Sunday, July 4, 2010

Government Agencies Trample Civil Rights in Russia too!

Russian Mayor Irks Security Agency, and Suffers

Published: July 3, 2010
 Two and half years ago, the village’s mayor, Tatyana Kazakova, had enough. A major construction project at the resort had exposed a hot water main, threatening the heating supply for the entire village as temperatures plunged to 30 degrees below zero.
Ms. Kazakova was not a typical bureaucrat. She was one of the most successful businesswomen in this vast region, a real-estate magnate with a blond ponytail represented a new breed of Russian entrepreneur.
She filed a lawsuit against the resort, and asked the regional prosecutor to open a criminal inquiry. A criminal inquiry was indeed opened — against Ms. Kazakova.

Tatyana Kazakova at her trial in a court in Irkutsk, in Siberia.

The resort belongs to the F.S.B., the main successor to the Soviet-era K.G.B., and the F.S.B. arrested her and had her prosecuted. She is now on trial in a case that has already become a disquieting example of the power of the security agency in today’s Russia.

More than 25 agents have delved into every aspect of Ms. Kazakova’s life, carrying out what they have termed a “counterintelligence operation.” Masked special service officers with automatic weapons have raided her associates’ homes. More than 250 witnesses have been interrogated, and 67 volumes of evidence have been amassed, according to the trial records.

Even a prominent Kremlin official has declared that Ms. Kazakova is being persecuted, and so has the human rights ombudsman here in Siberia, who is a government official. Yet the F.S.B. remains largely untouchable.
“Why are they doing this, who fears me?” Ms. Kazakova, 47, asked in a letter that she passed to her lawyers last year. “Why are they keeping me in jail, when I pose no threat?”

The F.S.B., which protects national security and investigates major felonies, has never publicly explained why it decided to devote such resources to pursuing the mayor of a village of 1,700 people.
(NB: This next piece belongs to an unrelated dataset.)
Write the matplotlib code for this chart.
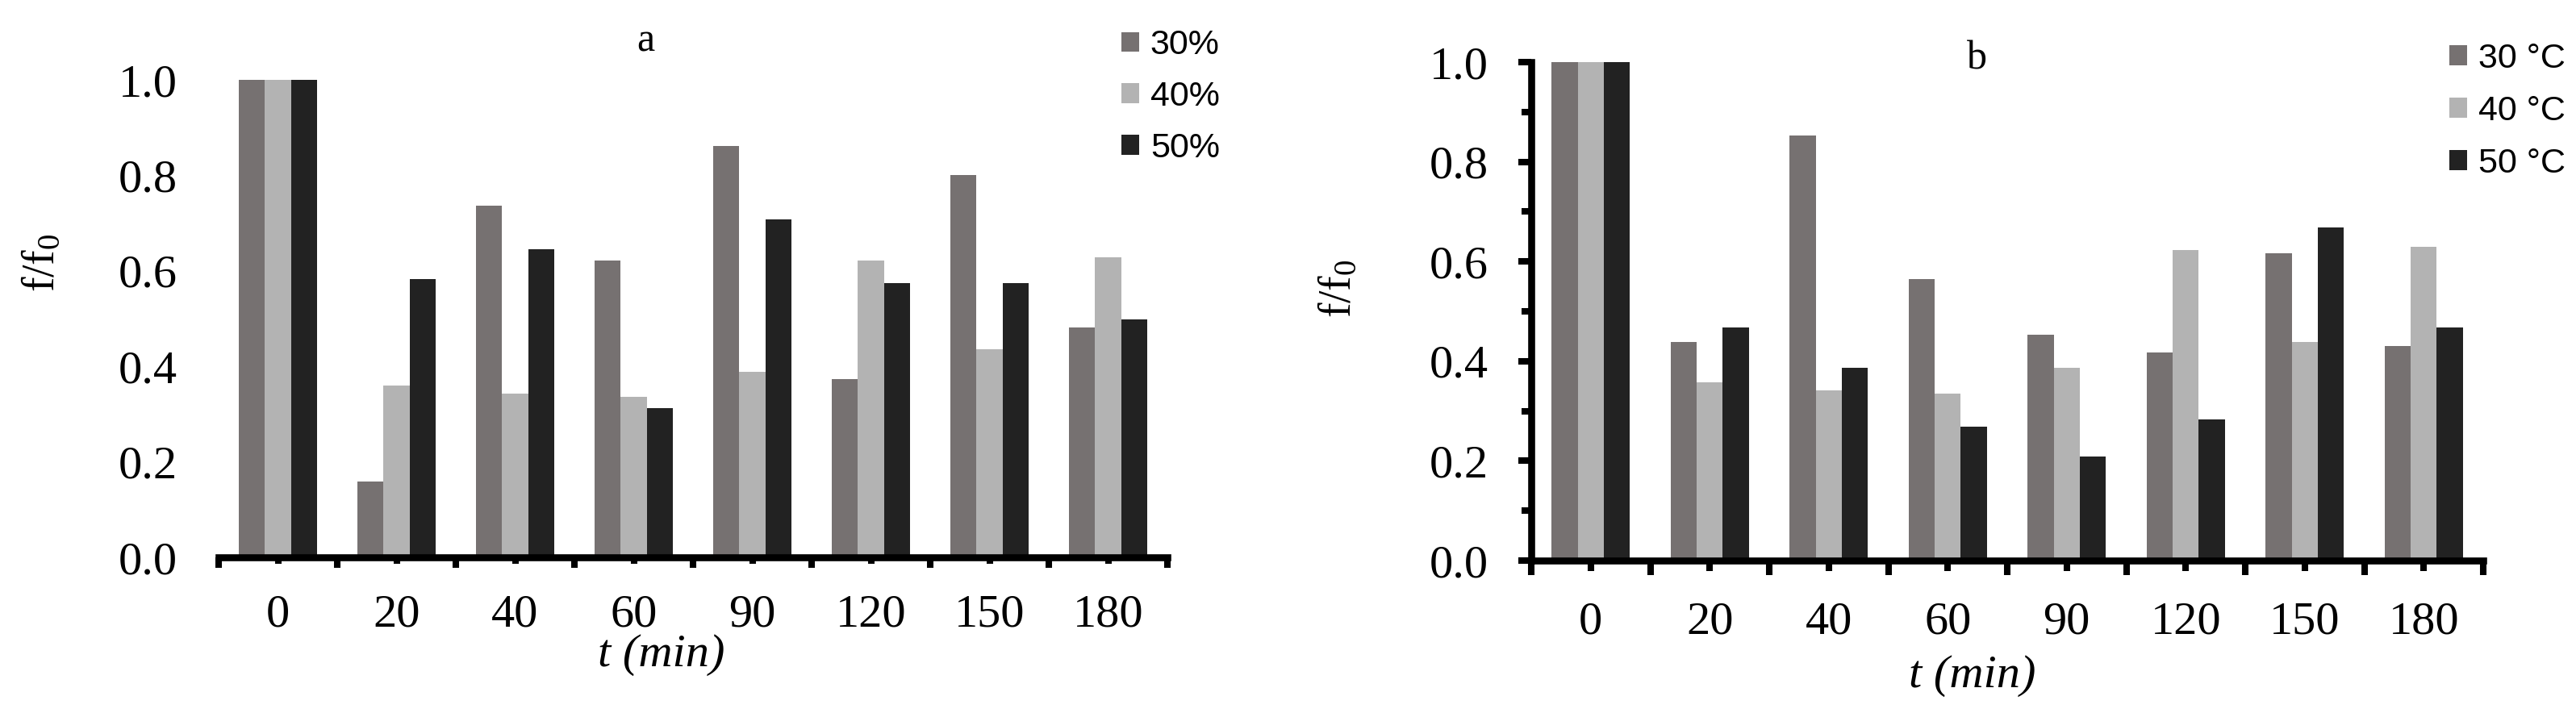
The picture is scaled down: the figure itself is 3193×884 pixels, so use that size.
import numpy as np
import matplotlib
matplotlib.use("Agg")
import matplotlib.pyplot as plt
from matplotlib.ticker import FixedLocator, NullFormatter

# ---------------- data ----------------
categories = ['0', '20', '40', '60', '90', '120', '150', '180']

a_labels = ['30%', '40%', '50%']
a_30 = [1.0, 0.158, 0.737, 0.621, 0.861, 0.374, 0.800, 0.482]
a_40 = [1.0, 0.359, 0.343, 0.336, 0.389, 0.621, 0.436, 0.629]
a_50 = [1.0, 0.583, 0.645, 0.313, 0.707, 0.575, 0.575, 0.498]

b_labels = ['30 °C', '40 °C', '50 °C']
b_30 = [1.0, 0.439, 0.853, 0.564, 0.453, 0.417, 0.617, 0.431]
b_40 = [1.0, 0.357, 0.342, 0.335, 0.387, 0.623, 0.439, 0.630]
b_50 = [1.0, 0.468, 0.387, 0.268, 0.209, 0.283, 0.668, 0.468]

yticks = [0.0, 0.2, 0.4, 0.6, 0.8, 1.0]
ytick_labels = ['0.0', '0.2', '0.4', '0.6', '0.8', '1.0']

# ---------------- style ----------------
colors = ['#767171', '#b3b3b3', '#222222']
SERIF = 'Liberation Serif'
SANS = 'Liberation Sans'
plt.rcParams['font.family'] = SERIF
plt.rcParams['mathtext.fontset'] = 'custom'
plt.rcParams['mathtext.rm'] = SERIF
plt.rcParams['mathtext.it'] = SERIF + ':italic'

W, H = 3193, 884
fig = plt.figure(figsize=(W / 100, H / 100), dpi=100)

def fx(px):
    return px / W

def fy(py):
    return 1 - py / H

TICK_FS = 42
LEG_FS = 31
SPINE_LW = 6.2
TICK_W = 5.8

x = np.arange(len(categories))
bw = 0.22


def draw_bars(ax, series, labels):
    conts = []
    for i, (vals, lab) in enumerate(zip(series, labels)):
        c = ax.bar(x + (i - 1) * bw, vals, width=bw, color=colors[i],
                   edgecolor='none', linewidth=0, label=lab, zorder=2)
        conts.append(c)
    ax.set_xlim(-0.5, len(categories) - 0.5)
    ax.set_ylim(0, 1.0)
    ax.set_xticks(x)
    ax.set_xticklabels(categories, fontsize=TICK_FS, fontfamily=SERIF)
    ax.xaxis.set_minor_locator(FixedLocator(np.arange(-0.5, len(categories), 1.0)))
    ax.xaxis.set_minor_formatter(NullFormatter())
    for s in ['top', 'right']:
        ax.spines[s].set_visible(False)
    ax.spines['bottom'].set_linewidth(SPINE_LW)
    ax.spines['bottom'].set_zorder(3)
    ax.set_yticks(yticks)
    ax.set_yticklabels(ytick_labels, fontsize=TICK_FS, fontfamily=SERIF)
    return conts


# ---------------- panel a ----------------
axA = fig.add_axes([fx(271), fy(691), fx(1447 - 271), (691 - 99) / H])
contsA = draw_bars(axA, [a_30, a_40, a_50], a_labels)
axA.spines['left'].set_visible(False)
axA.tick_params(axis='x', which='major', length=5.8, width=TICK_W, pad=27, direction='out')
axA.tick_params(axis='x', which='minor', length=9.4, width=TICK_W, direction='out')
axA.tick_params(axis='y', which='both', length=0, pad=37)

# ---------------- panel b ----------------
axB = fig.add_axes([fx(1898), fy(695), fx(3078 - 1898), (695 - 77) / H])
contsB = draw_bars(axB, [b_30, b_40, b_50], b_labels)
axB.spines['left'].set_linewidth(SPINE_LW)
axB.spines['left'].set_zorder(3)
axB.yaxis.set_minor_locator(FixedLocator(np.arange(0.1, 1.0, 0.2)))
axB.yaxis.set_minor_formatter(NullFormatter())
axB.tick_params(axis='x', which='major', length=9.4, width=TICK_W, pad=27, direction='out')
axB.tick_params(axis='x', which='minor', length=13, width=TICK_W, direction='out')
axB.tick_params(axis='y', which='major', length=11.5, width=TICK_W, pad=26.6, direction='out')
axB.tick_params(axis='y', which='minor', length=8.6, width=TICK_W, direction='out')

# ---------------- titles / labels ----------------
fig.text(fx(800), fy(51), 'a', ha='center', va='center', fontsize=36, fontfamily=SERIF)
fig.text(fx(2450), fy(73), 'b', ha='center', va='center', fontsize=36, fontfamily=SERIF)

fig.text(fx(820), fy(812), 't (min)', ha='center', va='center', fontsize=TICK_FS,
         fontfamily=SERIF, style='italic')
fig.text(fx(2445), fy(838), 't (min)', ha='center', va='center', fontsize=TICK_FS,
         fontfamily=SERIF, style='italic')

fig.text(fx(53), fy(326), 'f/f$_0$', ha='center', va='center', rotation=90,
         fontsize=40, fontfamily=SERIF)
fig.text(fx(1660), fy(358), 'f/f$_0$', ha='center', va='center', rotation=90,
         fontsize=40, fontfamily=SERIF)

# ---------------- legends ----------------
legA = axA.legend(handles=contsA, labels=a_labels, loc='center left',
                  bbox_to_anchor=(fx(1390), fy(120)), bbox_transform=fig.transFigure,
                  frameon=False, handlelength=0.5, handleheight=0.5, handletextpad=0.33,
                  labelspacing=0.55, borderpad=0, borderaxespad=0,
                  prop={'family': SANS, 'size': LEG_FS})
legB = axB.legend(handles=contsB, labels=b_labels, loc='center left',
                  bbox_to_anchor=(fx(3036), fy(138)), bbox_transform=fig.transFigure,
                  frameon=False, handlelength=0.5, handleheight=0.5, handletextpad=0.33,
                  labelspacing=0.58, borderpad=0, borderaxespad=0,
                  prop={'family': SANS, 'size': LEG_FS})

fig.savefig('out.png', dpi=100)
She was charged with abuse of office and election irregularities, crimes that the F.S.B. rarely scrutinizes at the local level.

After her arrest in March 2008, she was held in a cell at Pre-Trial Detention Center No. 1, a jail in the Siberian regional capital of Irkutsk that was once used by Stalin’s secret police. For nearly two and a half years, she was denied all contact with her fiancĂ©, mother and three children, including a 15-year-old daughter who has a neurological disease.

Late on Wednesday night, after The New York Times made repeated inquiries to the F.S.B. about the charges against Ms. Kazakova, the judge in the case reversed previous decisions and agreed to release Ms. Kazakova on bail. The next day, Ms. Kazakova embraced her family for the first time since 2008.

The judge is expected to issue a verdict in Ms. Kazakova’s trial within the next few weeks. Her lawyers say, based on how the trial was conducted, that the judge does not seem open to the possibility that Ms. Kazakova is not guilty. She could face several years in prison.

Russia is a freer society than its Soviet predecessor, and the F.S.B. is smaller and less intrusive than the K.G.B. But the agency still functions mostly in secret, with an intimidating reputation and almost no oversight from other branches of government.

Prime Minister Vladimir V. Putin, the country’s paramount leader, is a former director of the F.S.B. and a former K.G.B. officer, and since his rise to power a decade ago, the agency has wielded tremendous influence in government and industry. Mr. Putin has appointed many former agency officers to senior positions. They are known as the siloviki, from the Russian word for “force.”

The agency has regularly faced criticism for undertaking politically motivated inquiries, especially those involving opposition politicians. It has also prosecuted scientists and academics for what it has contended were illegal transfers of classified information abroad.